Copy the listing verbatim, excluding any images found in it.

-- begin DATASET EXTRACT --

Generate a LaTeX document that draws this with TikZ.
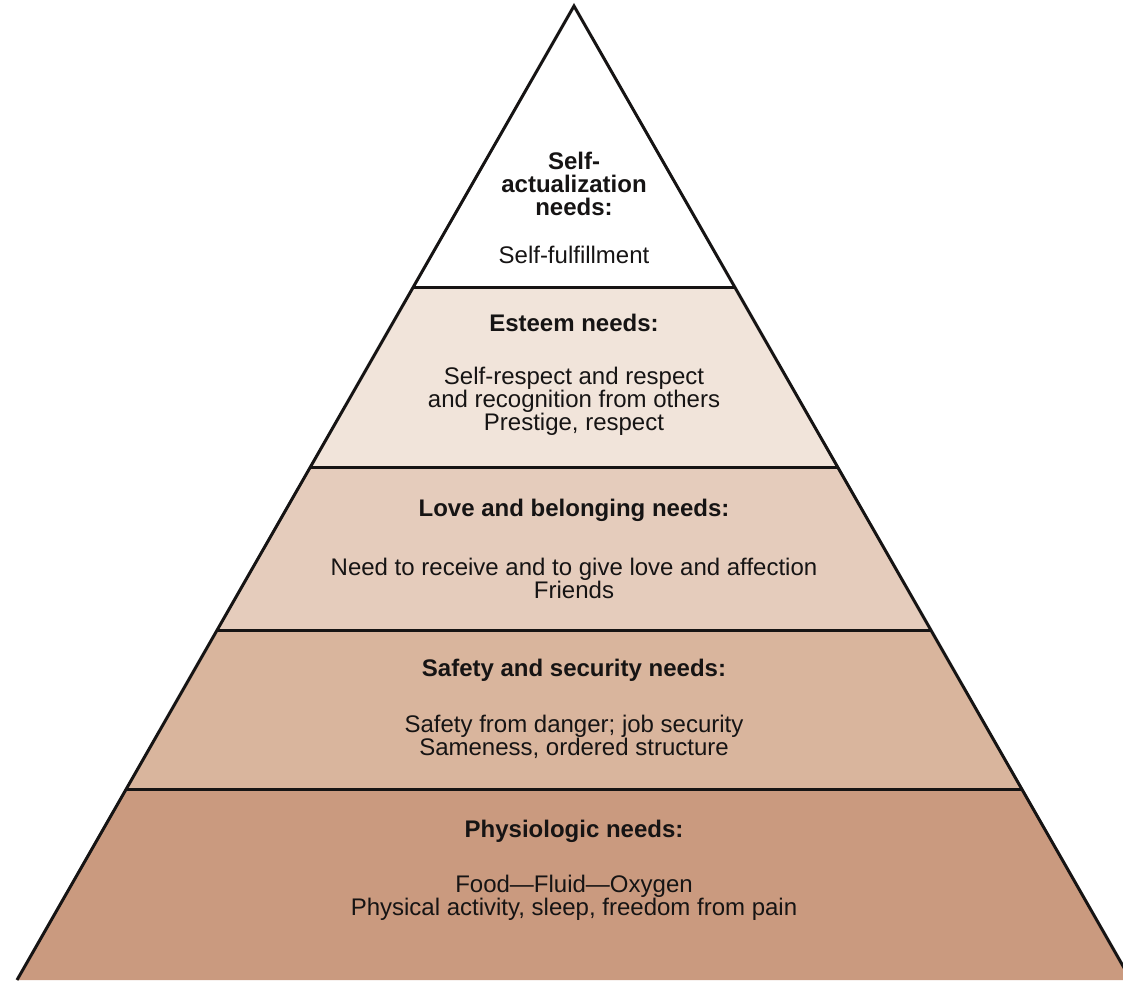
\documentclass[tikz,border=0pt]{standalone}
\usepackage{fontspec}
\setmainfont{Liberation Sans}
\usepackage{tikz}
\usetikzlibrary{calc}
\definecolor{esteembg}{RGB}{241, 228, 218}
\definecolor{lovebg}{RGB}{229, 204, 188}
\definecolor{safetybg}{RGB}{217, 181, 157}
\definecolor{physiobg}{RGB}{202, 154, 127}
\definecolor{inkdark}{RGB}{22, 20, 20}

\begin{document}
\begin{tikzpicture}[x=0.5pt, y=-0.5pt,
    every node/.style={font=\fontsize{12}{11.5}\selectfont, align=center, text=inkdark},
    leveltitle/.style={font=\fontsize{12}{11.5}\selectfont\bfseries},
    levelbody/.style={},
    pyrline/.style={draw=inkdark, line width=1.5pt, line join=miter}]
    \useasboundingbox (0,0) rectangle (1123,980);

    % Pyramid outline
    \coordinate (apex) at (574,6);
    \coordinate (baseL) at (17,980);
    \coordinate (baseR) at (1131,980);
    \foreach \t/\lvl in {0.2895/a, 0.4733/b, 0.6407/c, 0.8049/d}{
        \coordinate (\lvl L) at ($(apex)!\t!(baseL)$);
        \coordinate (\lvl R) at ($(apex)!\t!(baseR)$);
    }

    % Level fills
    \fill[esteembg] (aL) -- (aR) -- (bR) -- (bL) -- cycle;
    \fill[lovebg] (bL) -- (bR) -- (cR) -- (cL) -- cycle;
    \fill[safetybg] (cL) -- (cR) -- (dR) -- (dL) -- cycle;
    \fill[physiobg] (dL) -- (dR) -- (baseR) -- (baseL) -- cycle;

    % Level borders
    \draw[pyrline] (aL) -- (aR);
    \draw[pyrline] (bL) -- (bR);
    \draw[pyrline] (cL) -- (cR);
    \draw[pyrline] (dL) -- (dR);
    \draw[pyrline] (baseL) -- (apex) -- (baseR);

    % Self-actualization
    \node[leveltitle] (selftitle) at (574,184) {Self-\\actualization\\needs:};
    \node[levelbody] (selfbody) at (574,255) {Self-fulfillment};

    % Esteem
    \node[leveltitle] (esteemtitle) at (574,323) {Esteem needs:};
    \node[levelbody] (esteembody) at (574,401) {Self-respect and respect\\and recognition from others\\Prestige, respect};

    % Love and belonging
    \node[leveltitle] (lovetitle) at (574,510) {Love and belonging needs:};
    \node[levelbody] (lovebody) at (574,578) {Need to receive and to give love and affection\\Friends};

    % Safety and security
    \node[leveltitle] (safetytitle) at (574,670) {Safety and security needs:};
    \node[levelbody] (safetybody) at (574,737) {Safety from danger; job security\\Sameness, ordered structure};

    % Physiologic
    \node[leveltitle] (physiotitle) at (574,831) {Physiologic needs:};
    \node[levelbody] (physiobody) at (574,898) {Food---Fluid---Oxygen\\Physical activity, sleep, freedom from pain};
\end{tikzpicture}
\end{document}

-- end DATASET EXTRACT --

**FINISHED TASK:**
Generate a LaTeX document that draws this with TikZ.
\documentclass[tikz,border=0pt]{standalone}
\usepackage{fontspec}
\setmainfont{Liberation Sans}
\usepackage{tikz}
\usetikzlibrary{calc}
\definecolor{esteembg}{RGB}{241, 228, 218}
\definecolor{lovebg}{RGB}{229, 204, 188}
\definecolor{safetybg}{RGB}{217, 181, 157}
\definecolor{physiobg}{RGB}{202, 154, 127}
\definecolor{inkdark}{RGB}{22, 20, 20}

\begin{document}
\begin{tikzpicture}[x=0.5pt, y=-0.5pt,
    every node/.style={font=\fontsize{12}{11.5}\selectfont, align=center, text=inkdark},
    leveltitle/.style={font=\fontsize{12}{11.5}\selectfont\bfseries},
    levelbody/.style={},
    pyrline/.style={draw=inkdark, line width=1.5pt, line join=miter}]
    \useasboundingbox (0,0) rectangle (1123,980);

    % Pyramid outline
    \coordinate (apex) at (574,6);
    \coordinate (baseL) at (17,980);
    \coordinate (baseR) at (1131,980);
    \foreach \t/\lvl in {0.2895/a, 0.4733/b, 0.6407/c, 0.8049/d}{
        \coordinate (\lvl L) at ($(apex)!\t!(baseL)$);
        \coordinate (\lvl R) at ($(apex)!\t!(baseR)$);
    }

    % Level fills
    \fill[esteembg] (aL) -- (aR) -- (bR) -- (bL) -- cycle;
    \fill[lovebg] (bL) -- (bR) -- (cR) -- (cL) -- cycle;
    \fill[safetybg] (cL) -- (cR) -- (dR) -- (dL) -- cycle;
    \fill[physiobg] (dL) -- (dR) -- (baseR) -- (baseL) -- cycle;

    % Level borders
    \draw[pyrline] (aL) -- (aR);
    \draw[pyrline] (bL) -- (bR);
    \draw[pyrline] (cL) -- (cR);
    \draw[pyrline] (dL) -- (dR);
    \draw[pyrline] (baseL) -- (apex) -- (baseR);

    % Self-actualization
    \node[leveltitle] (selftitle) at (574,184) {Self-\\actualization\\needs:};
    \node[levelbody] (selfbody) at (574,255) {Self-fulfillment};

    % Esteem
    \node[leveltitle] (esteemtitle) at (574,323) {Esteem needs:};
    \node[levelbody] (esteembody) at (574,401) {Self-respect and respect\\and recognition from others\\Prestige, respect};

    % Love and belonging
    \node[leveltitle] (lovetitle) at (574,510) {Love and belonging needs:};
    \node[levelbody] (lovebody) at (574,578) {Need to receive and to give love and affection\\Friends};

    % Safety and security
    \node[leveltitle] (safetytitle) at (574,670) {Safety and security needs:};
    \node[levelbody] (safetybody) at (574,737) {Safety from danger; job security\\Sameness, ordered structure};

    % Physiologic
    \node[leveltitle] (physiotitle) at (574,831) {Physiologic needs:};
    \node[levelbody] (physiobody) at (574,898) {Food---Fluid---Oxygen\\Physical activity, sleep, freedom from pain};
\end{tikzpicture}
\end{document}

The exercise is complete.